• Source material:
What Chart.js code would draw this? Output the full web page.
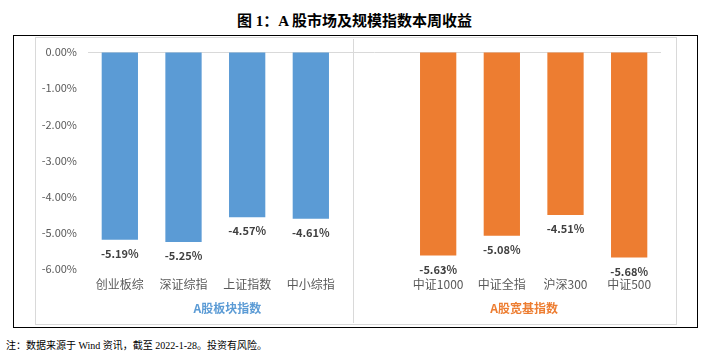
<!DOCTYPE html>
<html>
<head>
<meta charset="utf-8">
<script src="https://cdn.jsdelivr.net/npm/chart.js@4"></script>
<style>
  body { margin: 0; width: 709px; height: 352px; background: #fff; position: relative; overflow: hidden; }
  #title { position: absolute; left: 0; top: 9px; width: 709px; text-align: center; font: bold 15px 'Liberation Serif', 'Noto Sans CJK SC', serif; color: #000; }
  #outer { position: absolute; left: 13px; top: 35px; width: 683px; height: 291px; border: 1px solid #000; }
  #inner { position: absolute; left: 35px; top: 37px; width: 640px; height: 286px; border: 1px solid #d9d9d9; }
  #wrap { position: absolute; left: 35px; top: 38px; width: 641px; height: 286px; }
  #returns-chart { display: block; }
  #note { position: absolute; left: 6px; top: 337px; font: 10px 'Liberation Serif', 'Noto Sans CJK SC', serif; color: #000; }
</style>
</head>
<body>
<div id="title">图 1：A 股市场及规模指数本周收益</div>
<div id="outer"></div>
<div id="inner"></div>
<div id="wrap"><canvas id="returns-chart" width="641" height="286"></canvas></div>
<div id="note">注：数据来源于 Wind 资讯，截至 2022-1-28。投资有风险。</div>
<script>
'use strict';

// *************** DATA
let boardNames = ['创业板综', '深证综指', '上证指数', '中小综指'];
let boardReturns = [-5.19, -5.25, -4.57, -4.61];
let broadNames = ['中证1000', '中证全指', '沪深300', '中证500'];
let broadReturns = [-5.63, -5.08, -4.51, -5.68];
let groupNames = ['A股板块指数', 'A股宽基指数'];
let yTicks = [0, -1, -2, -3, -4, -5, -6];

let blue = '#5B9BD5';
let orange = '#ED7D31';

// one empty slot sits between the two groups
let labels = boardNames.concat(['']).concat(broadNames);
let boardData = boardReturns.concat([null, null, null, null, null]);
let broadData = [null, null, null, null, null].concat(broadReturns);

// *************** PLUGIN: value labels, divider, group names
let extras = {
  id: 'extras',
  afterDatasetsDraw(chart) {
    let c = chart.ctx;
    let x = chart.scales.x;
    c.save();
    c.font = 'bold 11px "Noto Sans CJK SC", sans-serif';
    c.fillStyle = '#404040';
    c.textAlign = 'center';
    c.textBaseline = 'middle';
    chart.data.datasets.forEach((ds, i) => {
      chart.getDatasetMeta(i).data.forEach((bar, j) => {
        if (ds.data[j] === null) return;
        c.fillText(ds.data[j].toFixed(2) + '%', bar.x, bar.y + 14);
      });
    });

    // divider between groups
    let step = x.getPixelForValue(1) - x.getPixelForValue(0);
    let dx = Math.round(x.getPixelForValue(3) + step * 0.67) + 0.5;
    c.strokeStyle = '#d9d9d9';
    c.lineWidth = 1;
    c.beginPath();
    c.moveTo(dx, 1);
    c.lineTo(dx, chart.height - 1);
    c.stroke();

    // group names
    c.font = 'bold 12px "Noto Sans CJK SC", sans-serif';
    c.fillStyle = blue;
    c.fillText(groupNames[0], x.getPixelForValue(1) + step * 0.69, chart.chartArea.bottom + 39);
    c.fillStyle = orange;
    c.fillText(groupNames[1], x.getPixelForValue(6) + step * 0.35, chart.chartArea.bottom + 39);
    c.restore();
  }
};

// *************** CHART
let ctx = document.getElementById('returns-chart');

new Chart(ctx, {
  type: 'bar',
  data: {
    labels: labels,
    datasets: [{
      label: groupNames[0],
      data: boardData,
      backgroundColor: blue,
      barPercentage: 0.57,
      categoryPercentage: 1
    },
    {
      label: groupNames[1],
      data: broadData,
      backgroundColor: orange,
      barPercentage: 0.57,
      categoryPercentage: 1
    }]
  },
  options: {
    responsive: false,
    animation: false,
    devicePixelRatio: 1,
    layout: { padding: { top: 14, right: 15, left: 0, bottom: 0 } },
    plugins: { legend: { display: false }, tooltip: { enabled: false } },
    datasets: { bar: { grouped: false } },
    scales: {
      x: {
        grid: { display: false, drawTicks: false },
        border: { display: false },
        ticks: {
          color: '#595959',
          font: { size: 12, family: '"Noto Sans CJK SC", sans-serif' },
          padding: 8,
          maxRotation: 0,
          autoSkip: false
        },
        afterFit(scale) { scale.height = 55; }
      },
      y: {
        min: -6,
        max: 0,
        afterBuildTicks(scale) { scale.ticks = yTicks.map(v => ({ value: v })); },
        grid: {
          drawTicks: false,
          color: (c) => (c.tick && c.tick.value === 0 ? '#d9d9d9' : 'rgba(0,0,0,0)'),
          lineWidth: 1
        },
        border: { display: false },
        ticks: {
          color: '#595959',
          font: { size: 11, family: '"Noto Sans CJK SC", sans-serif' },
          padding: 11,
          autoSkip: false,
          callback: (v) => v.toFixed(2) + '%'
        },
        afterFit(scale) {
          scale.width = 53;
          scale.paddingTop = 0;
          scale.paddingBottom = 0;
        }
      }
    }
  },
  plugins: [extras]
});
</script>
</body>
</html>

• What is being asked:
From the first line of the material down to the line containing "null, null, null].concat(broadReturns);", inclusive, return each line exactly, skipping any picture.

• Response to this task:
What Chart.js code would draw this? Output the full web page.
<!DOCTYPE html>
<html>
<head>
<meta charset="utf-8">
<script src="https://cdn.jsdelivr.net/npm/chart.js@4"></script>
<style>
  body { margin: 0; width: 709px; height: 352px; background: #fff; position: relative; overflow: hidden; }
  #title { position: absolute; left: 0; top: 9px; width: 709px; text-align: center; font: bold 15px 'Liberation Serif', 'Noto Sans CJK SC', serif; color: #000; }
  #outer { position: absolute; left: 13px; top: 35px; width: 683px; height: 291px; border: 1px solid #000; }
  #inner { position: absolute; left: 35px; top: 37px; width: 640px; height: 286px; border: 1px solid #d9d9d9; }
  #wrap { position: absolute; left: 35px; top: 38px; width: 641px; height: 286px; }
  #returns-chart { display: block; }
  #note { position: absolute; left: 6px; top: 337px; font: 10px 'Liberation Serif', 'Noto Sans CJK SC', serif; color: #000; }
</style>
</head>
<body>
<div id="title">图 1：A 股市场及规模指数本周收益</div>
<div id="outer"></div>
<div id="inner"></div>
<div id="wrap"><canvas id="returns-chart" width="641" height="286"></canvas></div>
<div id="note">注：数据来源于 Wind 资讯，截至 2022-1-28。投资有风险。</div>
<script>
'use strict';

// *************** DATA
let boardNames = ['创业板综', '深证综指', '上证指数', '中小综指'];
let boardReturns = [-5.19, -5.25, -4.57, -4.61];
let broadNames = ['中证1000', '中证全指', '沪深300', '中证500'];
let broadReturns = [-5.63, -5.08, -4.51, -5.68];
let groupNames = ['A股板块指数', 'A股宽基指数'];
let yTicks = [0, -1, -2, -3, -4, -5, -6];

let blue = '#5B9BD5';
let orange = '#ED7D31';

// one empty slot sits between the two groups
let labels = boardNames.concat(['']).concat(broadNames);
let boardData = boardReturns.concat([null, null, null, null, null]);
let broadData = [null, null, null, null, null].concat(broadReturns);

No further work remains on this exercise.